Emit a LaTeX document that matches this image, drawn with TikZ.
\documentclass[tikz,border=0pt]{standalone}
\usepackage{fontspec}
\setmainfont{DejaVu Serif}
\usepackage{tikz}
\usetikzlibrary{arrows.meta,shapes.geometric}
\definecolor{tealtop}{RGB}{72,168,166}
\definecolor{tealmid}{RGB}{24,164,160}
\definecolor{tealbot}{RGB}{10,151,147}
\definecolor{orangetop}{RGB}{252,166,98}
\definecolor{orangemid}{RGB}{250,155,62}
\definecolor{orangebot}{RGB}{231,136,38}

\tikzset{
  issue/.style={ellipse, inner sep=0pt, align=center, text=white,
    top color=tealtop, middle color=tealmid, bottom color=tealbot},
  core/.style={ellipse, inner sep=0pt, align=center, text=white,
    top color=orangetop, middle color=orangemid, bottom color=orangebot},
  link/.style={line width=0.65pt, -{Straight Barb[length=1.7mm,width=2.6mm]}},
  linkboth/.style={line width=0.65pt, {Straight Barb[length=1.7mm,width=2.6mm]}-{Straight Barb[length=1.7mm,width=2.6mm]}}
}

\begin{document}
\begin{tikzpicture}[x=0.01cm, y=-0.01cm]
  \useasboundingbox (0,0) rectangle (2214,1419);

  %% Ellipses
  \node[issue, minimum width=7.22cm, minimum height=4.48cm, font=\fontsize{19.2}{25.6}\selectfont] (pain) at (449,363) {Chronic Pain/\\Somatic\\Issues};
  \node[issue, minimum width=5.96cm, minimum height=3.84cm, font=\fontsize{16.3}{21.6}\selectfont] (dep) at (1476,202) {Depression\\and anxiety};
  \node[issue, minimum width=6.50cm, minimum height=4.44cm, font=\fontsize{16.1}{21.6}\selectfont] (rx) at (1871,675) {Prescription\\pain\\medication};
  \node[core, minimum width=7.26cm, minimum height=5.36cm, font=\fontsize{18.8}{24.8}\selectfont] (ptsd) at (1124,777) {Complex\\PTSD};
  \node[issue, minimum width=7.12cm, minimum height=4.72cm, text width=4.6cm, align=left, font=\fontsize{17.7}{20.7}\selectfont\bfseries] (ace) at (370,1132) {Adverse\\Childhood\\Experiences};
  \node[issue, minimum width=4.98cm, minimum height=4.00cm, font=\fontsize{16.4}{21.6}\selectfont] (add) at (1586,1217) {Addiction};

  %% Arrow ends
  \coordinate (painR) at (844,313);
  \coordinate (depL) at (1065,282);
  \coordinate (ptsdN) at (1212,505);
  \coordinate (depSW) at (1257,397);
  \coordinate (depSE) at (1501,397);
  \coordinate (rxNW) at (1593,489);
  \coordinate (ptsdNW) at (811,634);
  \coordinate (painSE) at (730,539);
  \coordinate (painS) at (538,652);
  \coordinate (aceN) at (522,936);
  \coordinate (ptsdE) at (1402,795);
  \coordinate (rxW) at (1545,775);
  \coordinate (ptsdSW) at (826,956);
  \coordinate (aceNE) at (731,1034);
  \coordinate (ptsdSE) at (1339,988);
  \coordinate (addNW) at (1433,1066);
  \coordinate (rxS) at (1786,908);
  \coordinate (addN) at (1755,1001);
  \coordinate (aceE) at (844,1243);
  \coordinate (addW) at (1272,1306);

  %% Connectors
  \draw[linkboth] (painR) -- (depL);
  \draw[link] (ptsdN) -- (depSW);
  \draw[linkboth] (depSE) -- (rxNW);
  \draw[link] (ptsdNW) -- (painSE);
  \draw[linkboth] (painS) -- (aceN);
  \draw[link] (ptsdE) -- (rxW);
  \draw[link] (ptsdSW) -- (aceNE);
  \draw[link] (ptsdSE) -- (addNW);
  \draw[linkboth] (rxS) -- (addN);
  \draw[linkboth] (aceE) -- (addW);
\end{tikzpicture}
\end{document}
· · · · ·
#### WHAT YOU ARE ASKED TO DO
Extract all the material, leaving every line as it is.

#### ANSWER TO THE PROBLEM
Emit a LaTeX document that matches this image, drawn with TikZ.
\documentclass[tikz,border=0pt]{standalone}
\usepackage{fontspec}
\setmainfont{DejaVu Serif}
\usepackage{tikz}
\usetikzlibrary{arrows.meta,shapes.geometric}
\definecolor{tealtop}{RGB}{72,168,166}
\definecolor{tealmid}{RGB}{24,164,160}
\definecolor{tealbot}{RGB}{10,151,147}
\definecolor{orangetop}{RGB}{252,166,98}
\definecolor{orangemid}{RGB}{250,155,62}
\definecolor{orangebot}{RGB}{231,136,38}

\tikzset{
  issue/.style={ellipse, inner sep=0pt, align=center, text=white,
    top color=tealtop, middle color=tealmid, bottom color=tealbot},
  core/.style={ellipse, inner sep=0pt, align=center, text=white,
    top color=orangetop, middle color=orangemid, bottom color=orangebot},
  link/.style={line width=0.65pt, -{Straight Barb[length=1.7mm,width=2.6mm]}},
  linkboth/.style={line width=0.65pt, {Straight Barb[length=1.7mm,width=2.6mm]}-{Straight Barb[length=1.7mm,width=2.6mm]}}
}

\begin{document}
\begin{tikzpicture}[x=0.01cm, y=-0.01cm]
  \useasboundingbox (0,0) rectangle (2214,1419);

  %% Ellipses
  \node[issue, minimum width=7.22cm, minimum height=4.48cm, font=\fontsize{19.2}{25.6}\selectfont] (pain) at (449,363) {Chronic Pain/\\Somatic\\Issues};
  \node[issue, minimum width=5.96cm, minimum height=3.84cm, font=\fontsize{16.3}{21.6}\selectfont] (dep) at (1476,202) {Depression\\and anxiety};
  \node[issue, minimum width=6.50cm, minimum height=4.44cm, font=\fontsize{16.1}{21.6}\selectfont] (rx) at (1871,675) {Prescription\\pain\\medication};
  \node[core, minimum width=7.26cm, minimum height=5.36cm, font=\fontsize{18.8}{24.8}\selectfont] (ptsd) at (1124,777) {Complex\\PTSD};
  \node[issue, minimum width=7.12cm, minimum height=4.72cm, text width=4.6cm, align=left, font=\fontsize{17.7}{20.7}\selectfont\bfseries] (ace) at (370,1132) {Adverse\\Childhood\\Experiences};
  \node[issue, minimum width=4.98cm, minimum height=4.00cm, font=\fontsize{16.4}{21.6}\selectfont] (add) at (1586,1217) {Addiction};

  %% Arrow ends
  \coordinate (painR) at (844,313);
  \coordinate (depL) at (1065,282);
  \coordinate (ptsdN) at (1212,505);
  \coordinate (depSW) at (1257,397);
  \coordinate (depSE) at (1501,397);
  \coordinate (rxNW) at (1593,489);
  \coordinate (ptsdNW) at (811,634);
  \coordinate (painSE) at (730,539);
  \coordinate (painS) at (538,652);
  \coordinate (aceN) at (522,936);
  \coordinate (ptsdE) at (1402,795);
  \coordinate (rxW) at (1545,775);
  \coordinate (ptsdSW) at (826,956);
  \coordinate (aceNE) at (731,1034);
  \coordinate (ptsdSE) at (1339,988);
  \coordinate (addNW) at (1433,1066);
  \coordinate (rxS) at (1786,908);
  \coordinate (addN) at (1755,1001);
  \coordinate (aceE) at (844,1243);
  \coordinate (addW) at (1272,1306);

  %% Connectors
  \draw[linkboth] (painR) -- (depL);
  \draw[link] (ptsdN) -- (depSW);
  \draw[linkboth] (depSE) -- (rxNW);
  \draw[link] (ptsdNW) -- (painSE);
  \draw[linkboth] (painS) -- (aceN);
  \draw[link] (ptsdE) -- (rxW);
  \draw[link] (ptsdSW) -- (aceNE);
  \draw[link] (ptsdSE) -- (addNW);
  \draw[linkboth] (rxS) -- (addN);
  \draw[linkboth] (aceE) -- (addW);
\end{tikzpicture}
\end{document}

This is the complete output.